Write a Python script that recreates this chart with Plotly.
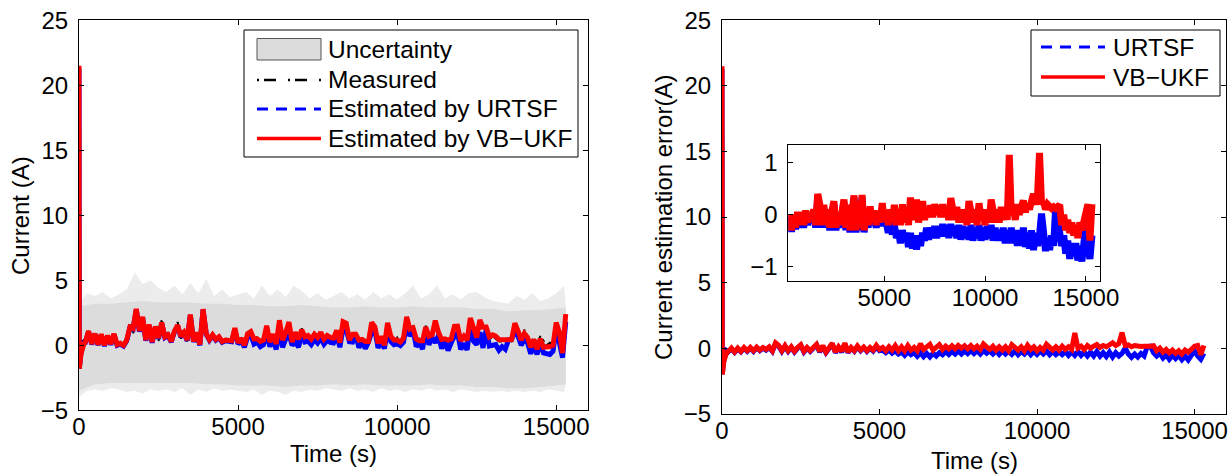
import numpy as np
import plotly.graph_objects as go

# ---------------------------------------------------------------------------
# Data: battery current test, ~15300 s
# ---------------------------------------------------------------------------
# sample times (s): start-up transient, then 100 s steps
time_s = [0, 10, 30, 60, 100, 150] + list(range(200, 15301, 100))

# measured current (A)
measured_a = [
    0.0, 0.2, 0.2, 0.3, 0.3, 0.4,
    0.5, 1.1, 0.4, 0.9, 0.3, 0.8, 0.2, 0.7, 0.3,
    0.8, 0.2, 0.1, 0.1, 0.3, 1.6, 0.9, 2.6, 1.3, 2.0,
    0.6, 1.5, 0.5, 1.4, 0.3, 2.0, 0.6, 1.0, 0.2, 0.8,
    1.8, 0.5, 1.3, 0.3, 2.0, 0.6, 0.9, 0.3, 2.4, 1.2,
    0.4, 1.0, 0.3, 0.8, 0.2, 0.6, 0.3, 0.5, 1.1, 0.3,
    0.5, 0.2, 0.8, 1.2, 0.3, 0.7, 0.2, 0.6, 1.3, 0.4,
    0.8, 0.3, 1.6, 0.5, 0.9, 1.5, 0.4, 0.9, 0.2, 1.3,
    0.5, 0.8, 0.3, 0.9, 0.4, 1.0, 0.3, 0.8, 0.4, 0.6,
    1.0, 0.3, 1.5, 1.6, 0.5, 0.7, 1.0, 0.3, 0.6, 0.2,
    0.5, 1.5, 1.4, 0.3, 0.6, 0.2, 1.5, 0.8, 0.3, 0.6,
    0.2, 0.7, 1.9, 1.2, 1.5, 0.4, 0.5, 0.2, 1.5, 0.6,
    0.9, 0.75, 1.0, 0.3, 0.6, 0.2, 0.5, 1.3, 1.2, 0.3,
    0.5, 0.3, 1.8, 1.0, 0.4, 1.6, 0.2, 1.2, 0.4, 0.7,
    0.5, 0.3, 0.3, 0.3, 0.3, 0.3, 1.5, 1.3, 0.4, 1.2,
    0.7, 0.2, 0.6, 0.1, 0.7, 0.3, 0.0, 0.2, 0.1, 1.6,
    0.8, -0.1, 2.2,
]

# estimation error of the VB-UKF (A)
err_vbukf = [
    21.5, -2.0, -1.6, -1.0, -0.6, -0.3,
    -0.25, 0.0, -0.3, 0.0, -0.25, 0.05, -0.2, 0.05, -0.2,
    0.08, -0.15, 0.05, -0.1, 0.1, -0.2, 0.40, 0.2, -0.2, 0.19,
    -0.2, 0.1, -0.25, 0.05, 0.26, -0.25, 0.05, -0.2, 0.1, 0.29,
    -0.25, 0.19, -0.3, 0.1, 0.37, -0.3, 0.1, -0.25, 0.38, -0.3,
    0.05, -0.2, 0.16, -0.15, 0.08, -0.2, 0.05, -0.15, 0.22, -0.1,
    0.05, -0.2, 0.1, -0.15, 0.19, -0.2, 0.1, -0.2, 0.2, -0.15,
    0.05, -0.2, 0.33, -0.1, 0.1, 0.29, -0.15, 0.1, 0.26, -0.1,
    0.15, -0.05, 0.18, -0.05, 0.2, 0.0, 0.18, -0.05, 0.2, -0.05,
    0.15, -0.1, 0.32, 0.1, -0.1, 0.15, -0.15, 0.1, -0.15, 0.1,
    -0.2, 0.26, 0.0, -0.15, 0.1, -0.2, 0.22, -0.1, 0.1, -0.2,
    0.05, -0.15, 0.29, 0.05, -0.15, 0.1, -0.15, 0.15, -0.1, 0.1,
    -0.1, 1.15, 0.0, 0.15, -0.1, 0.2, 0.0, 0.15, 0.27, 0.05,
    0.2, 0.1, 0.3, 0.4, 0.2, 0.35, 1.19, 0.2, 0.25, 0.1,
    0.2, 0.15, 0.12, 0.15, 0.12, 0.15, 0.19, -0.2, 0.0, -0.3,
    -0.1, -0.35, -0.15, -0.4, -0.2, -0.45, -0.15, -0.3, -0.1, 0.15,
    0.2, -0.5, 0.2,
]

# estimation error of the URTSF (A)
err_urtsf = [
    21.3, -2.0, -1.5, -0.9, -0.5, -0.2,
    -0.28, -0.05, -0.33, -0.05, -0.28, 0.0, -0.25, 0.0, -0.25,
    0.03, -0.2, 0.0, -0.15, 0.05, -0.25, 0.35, 0.15, -0.25, 0.14,
    -0.25, 0.05, -0.3, 0.0, 0.2, -0.3, 0.0, -0.25, 0.05, 0.24,
    -0.3, 0.14, -0.34, 0.05, 0.32, -0.34, 0.05, -0.3, 0.33, -0.34,
    0.0, -0.25, 0.1, -0.2, 0.03, -0.25, 0.0, -0.22, 0.1, -0.2,
    -0.15, -0.35, -0.15, -0.38, -0.2, -0.45, -0.3, -0.55, -0.3, -0.5,
    -0.35, -0.62, -0.35, -0.65, -0.4, -0.67, -0.4, -0.6, -0.35, -0.5,
    -0.25, -0.48, -0.25, -0.45, -0.22, -0.45, -0.22, -0.42, -0.18, -0.42,
    -0.2, -0.45, -0.18, -0.4, -0.22, -0.45, -0.2, -0.48, -0.22, -0.45,
    -0.25, -0.48, -0.2, -0.5, -0.25, -0.45, -0.2, -0.5, -0.25, -0.48,
    -0.22, -0.45, -0.2, -0.5, -0.25, -0.5, -0.3, -0.5, -0.25, -0.55,
    -0.3, -0.55, -0.25, -0.55, -0.3, -0.6, -0.3, -0.6, -0.25, -0.62,
    -0.35, -0.65, -0.3, -0.68, -0.35, -0.6, -0.4, 0.02, -0.45, -0.7,
    -0.45, -0.68, -0.4, -0.6, 0.12, 0.15, -0.35, -0.6, -0.4, -0.75,
    -0.5, -0.85, -0.55, -0.8, -0.55, -0.88, -0.6, -0.9, -0.55, -0.2,
    -0.6, -0.85, -0.4,
]

# uncertainty region of the estimate (A): core band and its outer spikes
band_t = list(range(0, 15001, 500)) + [15300]
band_hi = [3.0, 3.2, 3.2, 3.3, 3.4, 3.3, 3.3, 3.3, 3.2, 3.2,
           3.1, 3.1, 3.0, 3.0, 3.1, 3.0, 2.9, 2.9, 3.0, 2.9,
           2.9, 3.0, 2.9, 2.9, 2.9, 2.8, 2.8, 2.6, 2.7, 2.7,
           2.8, 2.9]
band_lo = [-3.5, -3.0, -2.9, -2.9, -2.9, -2.9, -2.9, -2.9, -3.0, -3.0,
           -3.1, -3.1, -3.1, -3.2, -3.1, -3.1, -3.0, -3.1, -3.0, -3.1,
           -3.1, -3.1, -3.0, -3.1, -3.1, -3.2, -3.2, -3.3, -3.3, -3.2,
           -3.1, -3.0]

spike_t = list(range(0, 15251, 250)) + [15300]
spike_hi = [3.3, 4.0, 3.8, 4.1, 3.6, 3.9, 4.3, 5.6, 4.7, 5.0,
            4.4, 4.1, 4.6, 3.9, 4.8, 4.0, 5.1, 3.8, 4.3, 3.7,
            3.9, 4.1, 3.6, 4.6, 3.8, 4.3, 3.7, 4.6, 4.2, 3.6,
            4.0, 3.5, 3.8, 4.1, 3.6, 3.9, 3.5, 4.1, 3.6, 3.9,
            3.5, 4.0, 4.6, 3.6, 3.9, 4.6, 3.6, 3.9, 3.5, 4.0,
            4.1, 3.7, 3.4, 3.3, 3.2, 3.8, 3.5, 4.0, 3.4, 3.6,
            4.0, 4.6, 3.0]
spike_lo = [-4.0, -3.5, -3.4, -3.5, -3.3, -3.4, -3.6, -3.5, -3.7, -3.4,
            -3.5, -3.4, -3.6, -3.3, -3.8, -3.4, -3.6, -3.3, -3.5, -3.4,
            -3.5, -3.6, -3.4, -3.8, -3.5, -3.6, -3.8, -3.5, -3.6, -3.4,
            -3.5, -3.3, -3.4, -3.5, -3.3, -3.5, -3.4, -3.6, -3.3, -3.5,
            -3.4, -3.6, -3.4, -3.5, -3.3, -3.5, -3.4, -3.6, -3.4, -3.5,
            -3.6, -3.5, -3.6, -3.5, -3.6, -3.5, -3.6, -3.5, -3.6, -3.4,
            -3.5, -3.6, -3.0]

# axis ticks
main_xticks = [0, 5000, 10000, 15000]
main_yticks = [-5, 0, 5, 10, 15, 20, 25]
inset_xticks = [5000, 10000, 15000]
inset_yticks = [-1, 0, 1]

# ---------------------------------------------------------------------------
t = np.array(time_s, dtype=float)
meas = np.array(measured_a)
e_vb = np.array(err_vbukf)
e_ur = np.array(err_urtsf)
est_vb = meas + e_vb
est_ur = meas + e_ur
steady = t >= 200          # the inset shows the run after start-up

FONT = "Liberation Sans, Arial, Helvetica, sans-serif"
RED = "#ff0000"
BLUE = "#0000ff"
W, H = 1230, 475


def px(x):
    return x / W


def py(y):
    return 1 - y / H


def labels(vals):
    return [f"{v:g}".replace("-", "\u2212") for v in vals]


fig = go.Figure()

# --- left panel: current with uncertainty ----------------------------------
fig.add_trace(go.Scatter(
    x=spike_t + spike_t[::-1], y=spike_hi + spike_lo[::-1],
    fill="toself", fillcolor="#ececec", line=dict(width=0),
    mode="lines", hoverinfo="skip", xaxis="x", yaxis="y"))
fig.add_trace(go.Scatter(
    x=band_t + band_t[::-1], y=band_hi + band_lo[::-1],
    fill="toself", fillcolor="#dcdcdc", line=dict(width=0),
    mode="lines", hoverinfo="skip", xaxis="x", yaxis="y"))
fig.add_trace(go.Scatter(x=t, y=meas, mode="lines",
                         line=dict(color="black", width=2, dash="dashdot"),
                         xaxis="x", yaxis="y"))
fig.add_trace(go.Scatter(x=t, y=est_ur, mode="lines",
                         line=dict(color=BLUE, width=5),
                         xaxis="x", yaxis="y"))
fig.add_trace(go.Scatter(x=t, y=est_vb, mode="lines",
                         line=dict(color=RED, width=5),
                         xaxis="x", yaxis="y"))

# --- right panel: estimation errors -----------------------------------------
fig.add_trace(go.Scatter(x=t, y=e_ur, mode="lines",
                         line=dict(color=BLUE, width=5), xaxis="x2", yaxis="y2"))
fig.add_trace(go.Scatter(x=t, y=e_vb, mode="lines",
                         line=dict(color=RED, width=5), xaxis="x2", yaxis="y2"))
# zoomed inset
fig.add_trace(go.Scatter(x=t[steady], y=e_ur[steady], mode="lines",
                         line=dict(color=BLUE, width=7), xaxis="x3", yaxis="y3"))
fig.add_trace(go.Scatter(x=t[steady], y=e_vb[steady], mode="lines",
                         line=dict(color=RED, width=7), xaxis="x3", yaxis="y3"))

fig.update_traces(showlegend=False)

axis_style = dict(
    showline=True, linecolor="black", linewidth=1, mirror="ticks",
    ticks="inside", ticklen=5, tickwidth=1, tickcolor="black",
    showgrid=False, zeroline=False, automargin=False,
    tickfont=dict(family=FONT, size=24, color="black"),
)
xstyle = dict(axis_style, ticklabelstandoff=-5)
ystyle = dict(axis_style, ticklabelstandoff=5)

fig.update_layout(
    width=W, height=H,
    margin=dict(l=0, r=0, t=0, b=0, autoexpand=False),
    paper_bgcolor="white", plot_bgcolor="white",
    font=dict(family=FONT, color="black"),
    xaxis=dict(domain=[px(79), px(588)], range=[0, 16000],
               tickvals=main_xticks, ticktext=labels(main_xticks),
               anchor="y", **xstyle),
    yaxis=dict(domain=[py(410.3), py(20.3)], range=[-5, 25],
               tickvals=main_yticks, ticktext=labels(main_yticks),
               anchor="x", **ystyle),
    xaxis2=dict(domain=[px(722), px(1226)], range=[0, 16000],
                tickvals=main_xticks, ticktext=labels(main_xticks),
                anchor="y2", **xstyle),
    yaxis2=dict(domain=[py(413.7), py(20.3)], range=[-5, 25],
                tickvals=main_yticks, ticktext=labels(main_yticks),
                anchor="x2", **ystyle),
    xaxis3=dict(domain=[px(788.3), px(1100)], range=[240, 15700],
                tickvals=inset_xticks, ticktext=labels(inset_xticks),
                anchor="y3", **xstyle),
    yaxis3=dict(domain=[py(280.7), py(145)], range=[-1.27, 1.34],
                tickvals=inset_yticks, ticktext=labels(inset_yticks),
                anchor="x3", **ystyle),
)

annotations = []
shapes = []

# axis titles
title_font = dict(family=FONT, size=24, color="black")
annotations += [
    dict(text="Current (A)", x=px(21), y=py(216), textangle=-90),
    dict(text="Time (s)", x=px(333), y=py(453)),
    dict(text="Current estimation error(A)", x=px(664), y=py(218), textangle=-90),
    dict(text="Time (s)", x=px(974), y=py(460)),
]
for a in annotations:
    a.update(xref="paper", yref="paper", showarrow=False, font=title_font,
             xanchor="center", yanchor="middle")

# legend boxes drawn in page coordinates
legend_font = dict(family=FONT, size=24.5, color="black")


def legend_box(x0, y0, x1, y1):
    shapes.append(dict(type="rect", xref="paper", yref="paper",
                       x0=px(x0), x1=px(x1), y0=py(y1), y1=py(y0),
                       fillcolor="white", line=dict(color="black", width=1),
                       layer="above"))


def legend_line(x0, x1, y, color, width, dash):
    shapes.append(dict(type="line", xref="paper", yref="paper",
                       x0=px(x0), x1=px(x1), y0=py(y), y1=py(y),
                       line=dict(color=color, width=width, dash=dash),
                       layer="above"))


def legend_text(x, y, text):
    annotations.append(dict(text=text, xref="paper", yref="paper",
                            x=px(x), y=py(y), xanchor="left", yanchor="middle",
                            showarrow=False, font=legend_font))


legend_box(244, 30, 578, 157)
shapes.append(dict(type="rect", xref="paper", yref="paper",
                   x0=px(257), x1=px(321), y0=py(60), y1=py(38.5),
                   fillcolor="#dcdcdc", line=dict(color="#555555", width=1),
                   layer="above"))
legend_text(326, 49, "Uncertainty")
legend_line(257, 321, 80, "black", 2.5, "2px,5px,12px,12px")
legend_text(326, 80, "Measured")
legend_line(257, 321, 109, BLUE, 3, "11px,8px")
legend_text(326, 109, "Estimated by URTSF")
legend_line(257, 321, 138.5, RED, 3.5, "solid")
legend_text(326, 138.5, "Estimated by VB\u2212UKF")

legend_box(1031, 30, 1220, 96)
legend_line(1041, 1105, 47, BLUE, 3, "11px,8px")
legend_text(1111, 47, "URTSF")
legend_line(1041, 1105, 77, RED, 3.5, "solid")
legend_text(1111, 77, "VB\u2212UKF")

fig.update_layout(annotations=annotations, shapes=shapes)

fig.write_html("out.html")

··········

Short problem:
Give again, word for word, every line from the top of the data above to the line holding "import plotly.graph_objects as go", inclusive, with the pictures left out.

Written solution:
Write a Python script that recreates this chart with Plotly.
import numpy as np
import plotly.graph_objects as go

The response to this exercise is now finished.